Je vois avec intérêt, ces derniers temps, le retour de films inspirés de la Bible, notamment « Le Fils de Dieu » (The son of God) et plus récemment « Noé » (Noah). Bien que, sur le plan cinématographique, ces films et d’autres à venir (« L’Exode ») présentent un certain attrait, il n’en demeure pas moins qu’ils suscitent aussi leur lot de réactions, allant des plus positives aux plus corrosives. Mais au-delà de toutes ces critiques, qui a intérêt à ce que ces histoires soient de nouveau portées à l’écran? Quelles seraient les intentions derrière de telles productions? Amener des cinéphiles à mieux connaître la Bible? Convertir massivement des hommes et des femmes de notre temps?
Une longue tradition
Depuis que le cinéma existe, les récits bibliques ont continuellement servi de trames à des productions parmi les plus grandioses. Tant l’Ancien Testament que le Nouveau ont été à la source de scénarios devant servir à mettre en images des histoires qui, prises littéralement, ont souvent procuré bien des maux de tête aux prêcheurs! Et, à ma connaissance, aucun de ces films n’a jamais fait l’unanimité. Tant les athées que les croyants y ont trouvé à redire. Pour les non-croyants, les récits bibliques transposés au grand écran ont le plus souvent le parfum de l’irréel et du sentimentalisme. Pour les chrétiens et les juifs, soit ils sont l’image réaliste de ce qui a pu se produire réellement, soit ils déforment ou interprètent de manière trop libérale les Écritures. Ainsi donc, très peu y croient vraiment. Et pourtant, on reprend encore et encore ces thèmes qu’on offre aux téléspectateurs de toute la planète, un peu comme autrefois, lorsque les missionnaires se rendaient dans des contrées éloignées y porter la foi chrétienne, sans distinction du véhicule civilisationnel dans lequel elle s’était inculturée. C’est d’ailleurs sans doute là qu’est la « réussite » de cette époque missionnaire: d’avoir imposé à plusieurs continents une forme quasi-unique de civilisation aux airs de chrétienté bien plus que de la foi comme telle!

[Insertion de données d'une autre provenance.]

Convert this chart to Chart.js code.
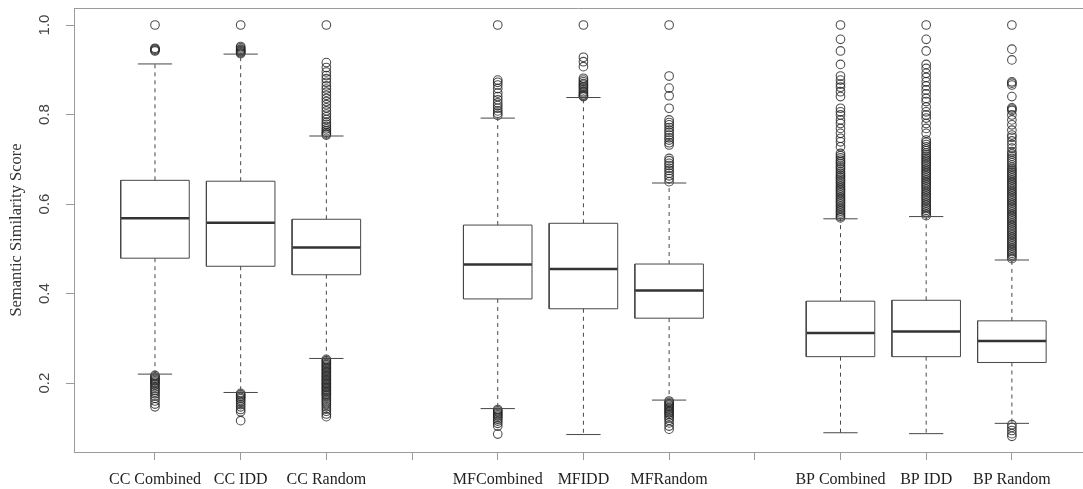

Annoncer le Christ, vraiment?
Malgré tout, les missions chrétiennes ont la plupart du temps été le fait de véritables croyants et croyantes qui voulaient offrir au monde une chance de connaître le Christ Jésus et toute la tradition croyante engendrée à sa suite. Cela ne peut pas être le cas d’un film. Par exemple, Mel Gibson a bel et bien professé la foi chrétienne et son film La Passion du Christ représente le fruit de sa propre recherche spirituelle et de sa méditation des évangiles. Mais sa création n’a pas touché la cible que son auteur visait, à savoir de partager une vision la plus réaliste possible de la Passion de Jésus afin de saisir le spectateur ainsi appelé à prendre position pour ou contre le Fils de Dieu. Dans les faits, je ne connais aucune personne qui ne m’ait jamais dit : « C’est grâce à tel film sur Jésus ou sur la Bible que j’ai été convertie. »
Russell Crowe, qui personnifie Noé, et le réalisateur Darren Aronofsky ont eu beau vouloir rencontrer le pape François afin d’obtenir sa bénédiction pour inciter les croyants à s’entasser dans les salles de cinéma, même un tel soutien ne pourrait conduire à une conversion des masses. Un film, qu’on le veuille ou non, restera toujours une œuvre de fiction! Une succession de films bibliques de qualité ou à grands déploiements n’aboutira à rien d’autre que d’être rangée à côté d’autres trames historiques ou légendaires : c’est bon pour la plongée dans une histoire plus ou moins crédible, c’est édifiant et parfois inspirant, mais ça n’est rien d’autre que des images animées et des acteurs qui font semblant… Venir à la foi par et à travers un film hollywoodien comporte le risque de figer des images et des attitudes qui sont incarnées théâtralement. De plus, l’univers hollywoodien reflète forcément l’esprit de notre époque, dans le filtre d’une civilisation made in USA dont l’auto-promotion ne se dément pas. Quiconque vient à la foi à travers les évangiles et la tradition, ne peut conclure autrement que l’essence même du Jésus historique et de certains autres personnages bibliques ne sera jamais saisissable en « une seule prise » ni à partir d’une seule culture.
En réalité, la seule chose qui ait jamais converti les non-croyants à adhérer à la foi chrétienne, c’est la rencontre personnelle avec le Ressuscité. Celui-ci se donne à voir de multiples manières, mais, le plus souvent, c’est à travers l’humble témoignage de ses disciples qui, dans leur manière amoureuse d’habiter le monde et en tentant de manifester une compassion et une justice qui les transcendent, parviennent à pointer le doigt en direction du Créateur de toutes choses. Et c’est là, alors, que tout devient possible à celui ou celle qui veut croire.